Television
Pan-Arab/International TV and Syrian TV stations and news websites are the dominant source of news. According to the findings of the 2016 survey by FPU et al , Sama TV (a pro-government channel) is the most watched TV source. Other pro-government channels (such as Al-Ikhbariyya Al-Suriyya, Al-Fada’iyya and Addounia) feature high in the list. Only a few non government-controlled channels are among the ten most followed stations, such as Halab al-Yawm and Orient TV. With regard to pan-Arab/International TV, unlike local TVs, where pro-government channels dominate, the top-ranked pan-Arab/International TV stations tend to be mixed between pro- and anti-Syrian government channels. In early 2011, trying to counter the narrative spread by pan-Arab Al-Jazira and Al-Arabiya, authorities started a campaign to substitute satellite dishes with centralised cable TV systems for each building, under the pretence of protecting “urban decorum.” Eventually they gave up, but since then Al-Mayadin satellite television (closely tight to Iran) has been launched and a Russian channel in Arabic was enforced. This was considered a more effective and feasible way to counterbalance the rhetoric used by the two pro-opposition pan-Arab TVs, respectively owned by Qatar and Saudi Arabia.
Government-held areas
Syrian television, like all the other media, is tightly controlled. Syrian channels are mostly owned and controlled by the Syrian Arab Television and Radio Broadcasting Commission (SATRBC) connected to the Ministry of Information. Currently, the state operates two terrestrial TVs (Al-Ula and Al-Thaniya), three state satellite channels (Al-Fada’iyya, Al-Ikhbariyya also known as Syria News and Suriya Drama) and one private station, Addounia. Owned by another consortium of seven damascene businessmen close to the Asads, Addounia started its broadcastings in 2007 and during the uprising it has been submitted to EU, US and Arab League sanctions. Like Al-Watan newspaper, Addounia TV is apparently free of violating the official red lines, but when it happens it is always in order to defend the government’s stances against “fabricated accusations.” In September 2012, Syrian television channels - including Addounia TV - were removed from Arabsat and Nilesat. After an 18-month suspension, Addounia returned on Nilesat. In February 2009, the Syrian authorities closed the religious television station Al-Da‘wa only three months after the station officially opened.
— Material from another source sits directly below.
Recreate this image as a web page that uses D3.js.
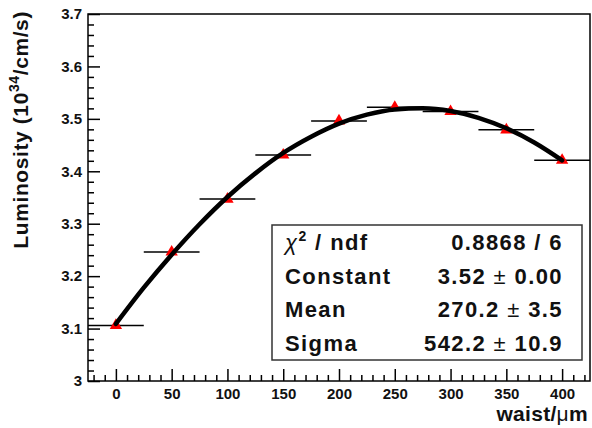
<!DOCTYPE html>
<html>
<head>
    <title>Luminosity vs waist</title>
    <style>
        body { margin: 0; background: #fff; }
        svg { display: block; font-family: "Liberation Sans", Arial, sans-serif; font-weight: bold; }
    </style>
</head>
<body>
    <svg id="chart" width="592" height="428"></svg>

    <script src="https://d3js.org/d3.v7.min.js"></script>
    <script>
        // measured points (waist in um, luminosity in 10^34/cm/s)
        const waist = [0, 50, 100, 150, 200, 250, 300, 350, 400];
        const lumi = [3.106, 3.246, 3.347, 3.431, 3.496, 3.522, 3.514, 3.479, 3.421];
        const waistErr = 25;

        // fit curve
        const fitX = [0, 25, 50, 75, 100, 125, 150, 175, 200, 225, 250, 275, 300, 325, 350, 375, 400];
        const fitY = [3.109, 3.178, 3.241, 3.299, 3.351, 3.396, 3.435, 3.466, 3.491, 3.508, 3.518, 3.520, 3.515, 3.502, 3.482, 3.455, 3.421];

        const xTicks = [0, 50, 100, 150, 200, 250, 300, 350, 400];
        const yTicks = [3, 3.1, 3.2, 3.3, 3.4, 3.5, 3.6, 3.7];
        const yTickLabels = ["3", "3.1", "3.2", "3.3", "3.4", "3.5", "3.6", "3.7"];

        const statNames = ["ndf", "Constant", "Mean", "Sigma"];
        const statValues = ["0.8868 / 6", "3.52", "270.2", "542.2"];
        const statErrors = [null, "0.00", "3.5", "10.9"];

        const svg = d3.select("#chart");
        const pLeft = 88, pRight = 590, pTop = 14, pBottom = 381;

        const x = d3.scaleLinear().domain([-25, 425]).range([pLeft, pRight]);
        const y = d3.scaleLinear().domain([3, 3.7]).range([pBottom, pTop]);

        svg.append("defs").append("clipPath").attr("id", "frame")
            .append("rect")
            .attr("x", pLeft).attr("y", pTop)
            .attr("width", pRight - pLeft).attr("height", pBottom - pTop);

        const styleLabels = g => g.selectAll("text")
            .attr("font-size", 15).attr("font-family", "Liberation Sans")
            .attr("font-weight", "bold").attr("fill", "#111");

        // x axis: major + minor ticks pointing up
        const xMinor = d3.range(-20, 421, 10).filter(v => v % 50 !== 0);
        svg.append("g")
            .attr("transform", `translate(0,${pBottom})`)
            .call(d3.axisBottom(x).tickValues(xMinor).tickSizeInner(-6).tickSizeOuter(0).tickFormat(""))
            .call(g => g.select(".domain").remove());
        svg.append("g")
            .attr("transform", `translate(0,${pBottom})`)
            .call(d3.axisBottom(x).tickValues(xTicks).tickSizeInner(-12).tickSizeOuter(0).tickPadding(7))
            .call(g => g.select(".domain").remove())
            .call(styleLabels);

        // y axis
        const yMinor = d3.range(3.02, 3.7, 0.02).filter(v => Math.abs(v * 10 - Math.round(v * 10)) > 0.01);
        svg.append("g")
            .attr("transform", `translate(${pLeft},0)`)
            .call(d3.axisLeft(y).tickValues(yMinor).tickSizeInner(-6).tickSizeOuter(0).tickFormat(""))
            .call(g => g.select(".domain").remove());
        svg.append("g")
            .attr("transform", `translate(${pLeft},0)`)
            .call(d3.axisLeft(y).tickValues(yTicks).tickSizeInner(-12).tickSizeOuter(0).tickPadding(6)
                .tickFormat((d, i) => yTickLabels[i]))
            .call(g => g.select(".domain").remove())
            .call(styleLabels);

        svg.selectAll(".tick line").attr("stroke", "#000").attr("stroke-width", 1.5);

        // frame
        svg.append("rect")
            .attr("x", pLeft).attr("y", pTop)
            .attr("width", pRight - pLeft).attr("height", pBottom - pTop)
            .attr("fill", "none").attr("stroke", "#000").attr("stroke-width", 1.5);

        const plot = svg.append("g").attr("clip-path", "url(#frame)");

        // horizontal error bars
        plot.selectAll("line.err")
            .data(waist)
            .join("line")
            .attr("class", "err")
            .attr("x1", d => x(d - waistErr))
            .attr("x2", d => x(d + waistErr))
            .attr("y1", (d, i) => y(lumi[i]))
            .attr("y2", (d, i) => y(lumi[i]))
            .attr("stroke", "#000").attr("stroke-width", 1.5);

        // markers
        plot.selectAll("path.pt")
            .data(waist)
            .join("path")
            .attr("class", "pt")
            .attr("d", d3.symbol(d3.symbolTriangle, 66))
            .attr("transform", (d, i) => `translate(${x(d)},${y(lumi[i])})`)
            .attr("fill", "#ff0000");

        // fit
        const line = d3.line()
            .x((d, i) => x(fitX[i]))
            .y(d => y(d))
            .curve(d3.curveMonotoneX);
        plot.append("path")
            .datum(fitY)
            .attr("d", line)
            .attr("fill", "none").attr("stroke", "#000").attr("stroke-width", 4.5)
            .attr("stroke-linecap", "round");

        // axis titles
        svg.append("text")
            .attr("x", 588).attr("y", 421)
            .attr("text-anchor", "end")
            .attr("font-size", 21)
            .attr("letter-spacing", 0.3)
            .attr("fill", "#111")
            .text("waist/")
            .append("tspan").attr("font-weight", "normal").text("μ")
            .append("tspan").attr("font-weight", "bold").text("m");

        const yt = svg.append("text")
            .attr("transform", "translate(28,11) rotate(-90)")
            .attr("text-anchor", "end")
            .attr("font-size", 21)
            .attr("letter-spacing", 0.6)
            .attr("fill", "#111");
        yt.append("tspan").text("Luminosity (10");
        yt.append("tspan").attr("font-size", 14).attr("dy", -9).text("34");
        yt.append("tspan").attr("dy", 9).text("/cm/s)");

        // stats box
        const bx = 272, by = 225, bw = 310, bh = 135;
        svg.append("rect")
            .attr("x", bx).attr("y", by).attr("width", bw).attr("height", bh)
            .attr("fill", "#fff").attr("stroke", "#333").attr("stroke-width", 1.5);

        const rowY = i => by + 25 + i * 33.7;
        statNames.forEach((name, i) => {
            const t = svg.append("text")
                .attr("x", bx + 13).attr("y", rowY(i))
                .attr("font-size", 22).attr("letter-spacing", 1.4).attr("fill", "#111");
            if (i === 0) {
                t.append("tspan").attr("font-weight", "normal").attr("font-style", "italic").text("χ");
                t.append("tspan").attr("font-size", 14).attr("dy", -9).text("2");
                t.append("tspan").attr("dy", 9).text(" / " + name);
            } else {
                t.text(name);
            }
            const v = svg.append("text")
                .attr("x", bx + bw - 19).attr("y", rowY(i))
                .attr("text-anchor", "end")
                .attr("font-size", 22).attr("letter-spacing", 1.4).attr("fill", "#111");
            v.append("tspan").text(statValues[i]);
            if (statErrors[i] !== null) {
                v.append("tspan").attr("font-weight", "normal").text(" ± ");
                v.append("tspan").text(statErrors[i]);
            }
        });
    </script>
</body>
</html>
Government-controlled media, such Al-Sama, Al-Ikhbariyya, Al-Fada’iyya and Addounia are the most followed in areas falling under government control, but also register a significant following in opposition-held areas (FPU et al, 2016). This may suggest that audience in government-controlled regions is almost fully supportive of government-controlled media. Or that people living in government-controlled areas fear to divulge whether they follow opposition media outlets.
Opposition-controlled territories and Kurdish-majority zones
Between 2009 and 2010, another private satellite TV operated in Syria, avoiding domestic media restrictions: Orient TV, owned by Ghassan Abbud, a Syrian businessman opposed to the government. Just one year and a half after it started its official broadcasts (from the United Arab Emirates, but with reporters inside Syria) authorities closed its Damascene office in July 2010. This closure was a response to the station’s popular talk shows on social, economic and cultural issues, viewed by authorities as a podium for civil society. Prominent opposition channels like Halab al-Yawm (which broadcast on YouTube, Facebook and Twitter) and Orient TV are barely watched in government-controlled regions, but these rank as the top three in opposition-controlled areas. Here the 2016 FUP findings reveal that, even if a slight majority follows opposition media, a significant minority also follows government-controlled media. In March 2018, Syria TV, a pro-opposition TV network was launched in Istanbul and boasts a majority Syrian crew mainly based in Turkey and a team of correspondents in Syria and neighbouring countries. The channel's CEO Anas Azraq told The New Arab during an interview that the channel works “to transmit the values of the revolution” and that intends to fill a void in the partisan Syrian media landscape.
Kurdish parties like the PYD and the KDP are the only ones that can control - more or less directly - television stations in Rojava. The PYD opened Ronahi TV in 2012, whilst in 2007 the KDP established its TV channel, Zagros TV, in Erbil, in Iraqi Kurdistan, from where it broadcasts to Syria.